The Fox sisters. From left to right: Margaret, Kate and Leah |
The Fox sisters were three sisters from New York who played an important role in the creation of Spiritualism: Leah (1814–1890), Margaret (also called Maggie) (1833–1893) and Kate (also called Katherine) Fox (1837–1892). The two younger sisters used "rappings" to convince their much older sister and others that they were communicating with spirits. Their older sister then took charge of them and managed their careers for some time. They all enjoyed success as mediums for many years.
In 1848, the two younger sisters – Kate (age 12) and Margaret (age 15) – were living in a house in Hydesville, New York with their parents. Hydesville no longer exists but was a hamlet that was part of the township of Arcadia in Wayne County. The house had some reputation for being haunted, but it wasn't until late March that the family began to be frightened by unexplained sounds that at times sounded like knocking and at other times like the moving of furniture.
During the night of March 31, Kate challenged the invisible noisemaker, presumed to be a "spirit", to repeat the snaps of her fingers. "It" did. "It" was asked to rap out the ages of the girls. "It" did. The neighbours were called in. Over the course of the next few days a code was developed where raps could signify yes or no in response to a question or be used to indicate a letter of the alphabet.
The girls addressed the spirit as "Mr. Splitfoot" which is a nickname for the Devil. Later, the alleged "entity" creating the sounds claimed to be the spirit of a peddler named Charles B. Rosna, who had been murdered five years earlier and buried in the cellar. Doyle claims the neighbors dug up the cellar and found a few pieces of bone, but it wasn't until 1904 that a skeleton was found, buried in the cellar wall. No missing person named Charles B. Rosna was ever identified.
Kate and Margaret were sent to nearby Rochester during the excitement – Kate to the house of her sister Leah, and Margaret to the home of her brother David – and the rappings followed them. Amy and Isaac Post, a radical Quaker couple and long-standing friends of the Fox family, invited the girls into their Rochester home. Immediately convinced of the genuineness of the phenomena, they helped to spread the word among their radical Quaker friends, who became the early core of Spiritualists. In this way appeared the association between Spiritualism and radical political causes, such as abolition, temperance, and equal rights for women.

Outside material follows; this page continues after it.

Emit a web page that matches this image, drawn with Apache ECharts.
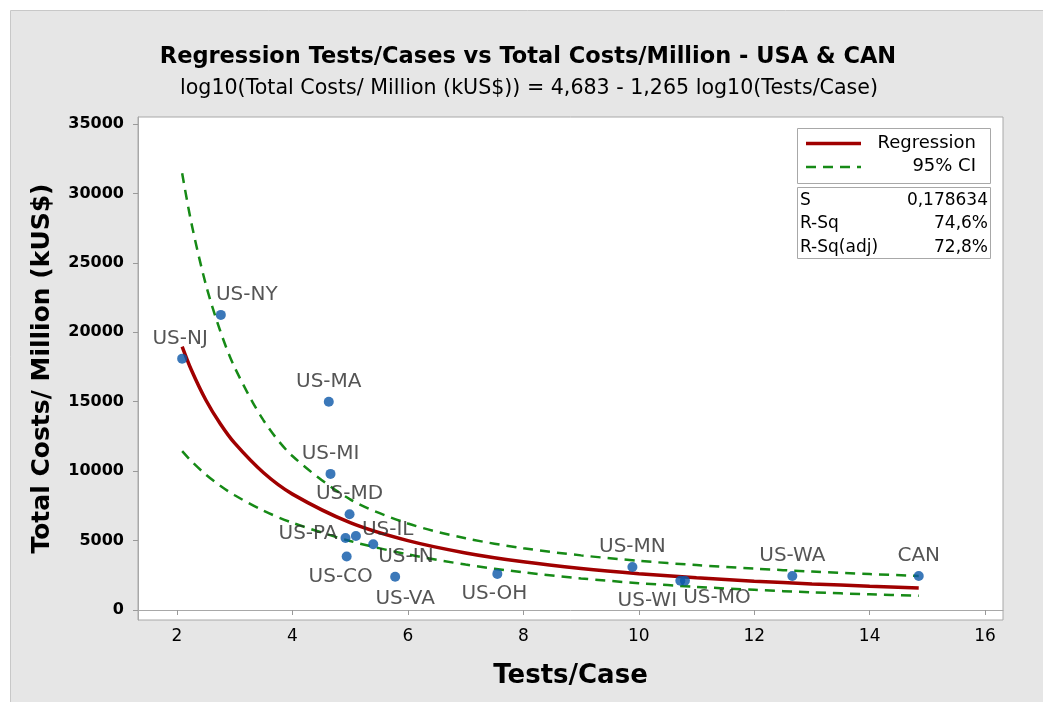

The Fox girls became famous and their public séances in New York in 1850 attracted notable people including William Cullen Bryant, George Bancroft, James Fenimore Cooper, Nathaniel Parker Willis, Horace Greeley, Sojourner Truth and William Lloyd Garrison. They also attracted imitators; during the following few years, hundreds of people claimed the ability to communicate with spirits.
Kate and Margaret became well-known mediums, giving séances for hundreds of people. Many of these early séances were entirely frivolous, where sitters sought insight into "the state of railway stocks or the issue of love affairs;" but the religious significance of communication with the deceased soon became apparent. Horace Greeley, the prominent publisher and politician, became a kind of protector for them, enabling their movement in higher social circles. But the lack of parental supervision was pernicious, as both of the young women began to drink wine.
Over the years, sisters Kate and Margaret had developed serious drinking problems. Around 1888 they became embroiled in a quarrel with their sister Leah and other leading Spiritualists, who were concerned that Kate was drinking too much to care properly for her children. At the same time, Margaret, contemplating a return to the Roman Catholic faith, became convinced that her powers were diabolical.
Eager to harm Leah as much as possible, the two sisters traveled to New York City, where a reporter offered $1,500 if they would "expose" their methods and give him an exclusive on the story. Margaret appeared publicly at the New York Academy of Music on October 21, 1888, with Kate present. Before an audience of 2,000, Margaret demonstrated how she could produce – at will – raps audible throughout the theater. Doctors from the audience came on stage to verify that the cracking of her toe joints was the source of the sound.
Margaret recanted her confession in writing in November, 1889, about a year after her toe-cracking exhibition. Kate's first letters back to London after Margaret's exhibition express shock and dismay at her sister's attack on Spiritualism, but she did not publicly take issue with Margaret. Within five years, both sisters died in poverty, shunned by former friends, and were buried in pauper's graves.